++++ SOURCE MATERIAL

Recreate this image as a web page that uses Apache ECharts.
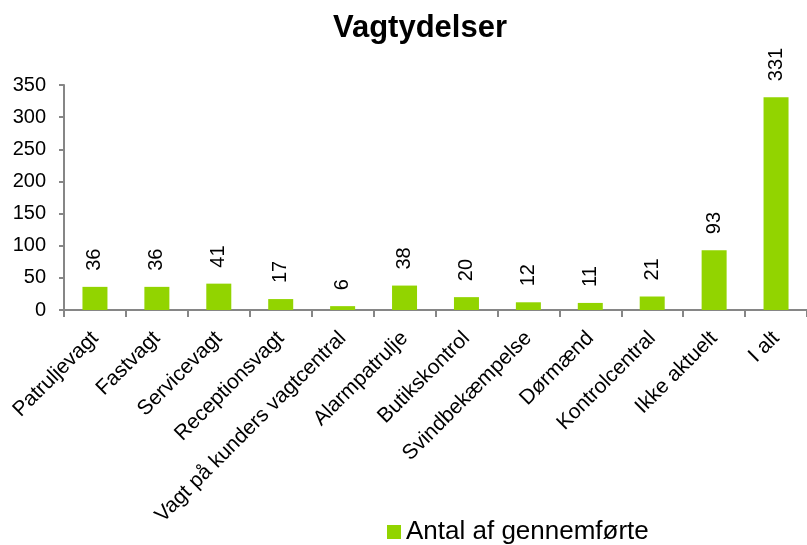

++++++++
++++ SOURCE MATERIAL

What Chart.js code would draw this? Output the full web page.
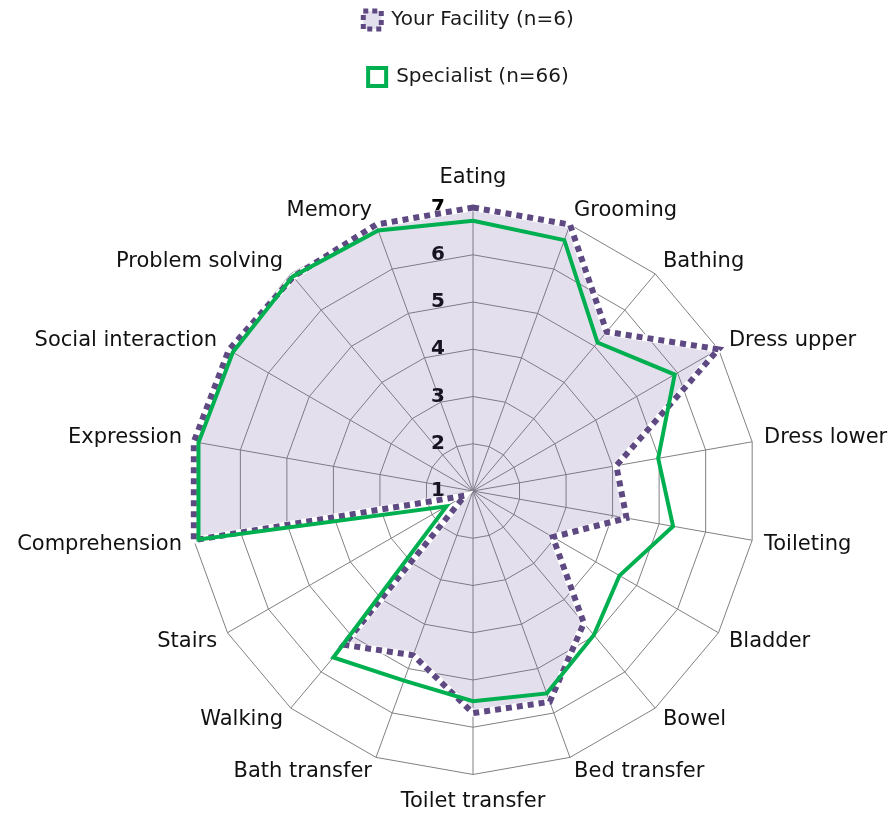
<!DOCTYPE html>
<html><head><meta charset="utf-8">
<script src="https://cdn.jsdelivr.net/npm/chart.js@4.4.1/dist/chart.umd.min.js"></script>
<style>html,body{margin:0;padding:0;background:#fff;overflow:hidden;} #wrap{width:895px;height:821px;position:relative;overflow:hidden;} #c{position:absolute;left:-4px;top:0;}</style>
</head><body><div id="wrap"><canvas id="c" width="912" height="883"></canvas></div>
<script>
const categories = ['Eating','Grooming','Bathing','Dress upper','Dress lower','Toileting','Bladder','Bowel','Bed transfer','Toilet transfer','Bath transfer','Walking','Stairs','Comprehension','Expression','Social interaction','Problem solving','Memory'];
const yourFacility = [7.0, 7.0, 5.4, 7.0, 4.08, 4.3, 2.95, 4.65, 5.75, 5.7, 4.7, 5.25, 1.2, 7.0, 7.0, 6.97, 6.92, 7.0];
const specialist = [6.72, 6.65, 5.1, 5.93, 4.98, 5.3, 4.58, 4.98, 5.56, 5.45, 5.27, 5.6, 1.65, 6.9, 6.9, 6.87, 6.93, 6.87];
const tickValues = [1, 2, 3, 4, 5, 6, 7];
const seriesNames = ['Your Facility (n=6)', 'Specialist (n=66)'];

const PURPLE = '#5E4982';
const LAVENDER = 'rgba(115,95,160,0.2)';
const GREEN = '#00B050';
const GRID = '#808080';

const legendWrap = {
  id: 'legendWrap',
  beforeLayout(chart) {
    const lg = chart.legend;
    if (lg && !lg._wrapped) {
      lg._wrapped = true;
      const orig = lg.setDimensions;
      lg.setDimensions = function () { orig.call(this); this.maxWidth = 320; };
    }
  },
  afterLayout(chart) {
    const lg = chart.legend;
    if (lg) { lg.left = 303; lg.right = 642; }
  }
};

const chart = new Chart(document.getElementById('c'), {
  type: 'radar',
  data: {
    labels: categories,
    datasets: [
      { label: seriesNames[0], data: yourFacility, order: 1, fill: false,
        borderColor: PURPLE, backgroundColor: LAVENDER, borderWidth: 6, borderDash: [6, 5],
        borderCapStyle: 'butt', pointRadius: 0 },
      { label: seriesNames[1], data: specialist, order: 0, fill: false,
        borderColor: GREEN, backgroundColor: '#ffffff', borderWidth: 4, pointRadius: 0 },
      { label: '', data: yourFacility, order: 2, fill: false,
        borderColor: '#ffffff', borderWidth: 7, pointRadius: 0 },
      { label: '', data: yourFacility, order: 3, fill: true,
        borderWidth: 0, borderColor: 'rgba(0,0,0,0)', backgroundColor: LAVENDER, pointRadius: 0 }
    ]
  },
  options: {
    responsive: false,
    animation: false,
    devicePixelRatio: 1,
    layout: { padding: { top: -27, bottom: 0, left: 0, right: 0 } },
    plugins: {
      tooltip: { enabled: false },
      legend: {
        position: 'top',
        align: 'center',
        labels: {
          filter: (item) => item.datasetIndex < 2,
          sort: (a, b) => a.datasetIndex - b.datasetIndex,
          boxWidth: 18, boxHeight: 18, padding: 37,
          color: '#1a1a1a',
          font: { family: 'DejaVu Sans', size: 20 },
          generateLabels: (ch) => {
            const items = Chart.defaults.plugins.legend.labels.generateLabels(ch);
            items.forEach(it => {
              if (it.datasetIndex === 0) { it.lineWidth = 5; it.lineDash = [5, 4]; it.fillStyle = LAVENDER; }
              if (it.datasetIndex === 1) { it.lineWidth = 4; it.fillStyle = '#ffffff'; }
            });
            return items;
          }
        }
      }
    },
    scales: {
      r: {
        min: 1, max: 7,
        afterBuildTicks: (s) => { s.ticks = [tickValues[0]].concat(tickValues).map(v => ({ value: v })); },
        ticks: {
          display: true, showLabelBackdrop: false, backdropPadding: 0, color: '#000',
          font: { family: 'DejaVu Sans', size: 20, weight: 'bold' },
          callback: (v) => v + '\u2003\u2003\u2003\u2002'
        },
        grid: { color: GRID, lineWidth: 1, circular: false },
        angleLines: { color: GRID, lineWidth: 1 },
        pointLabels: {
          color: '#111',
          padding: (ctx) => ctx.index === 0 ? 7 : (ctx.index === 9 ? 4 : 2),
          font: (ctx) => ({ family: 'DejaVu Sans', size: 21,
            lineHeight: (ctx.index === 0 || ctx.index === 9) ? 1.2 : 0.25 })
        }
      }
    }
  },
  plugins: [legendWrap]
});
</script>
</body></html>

++++++++

> **TASK DETAILS**
Of the lines above, how many hold the word "this"? Say the number alone.

> **EXERCISE RESULT**
3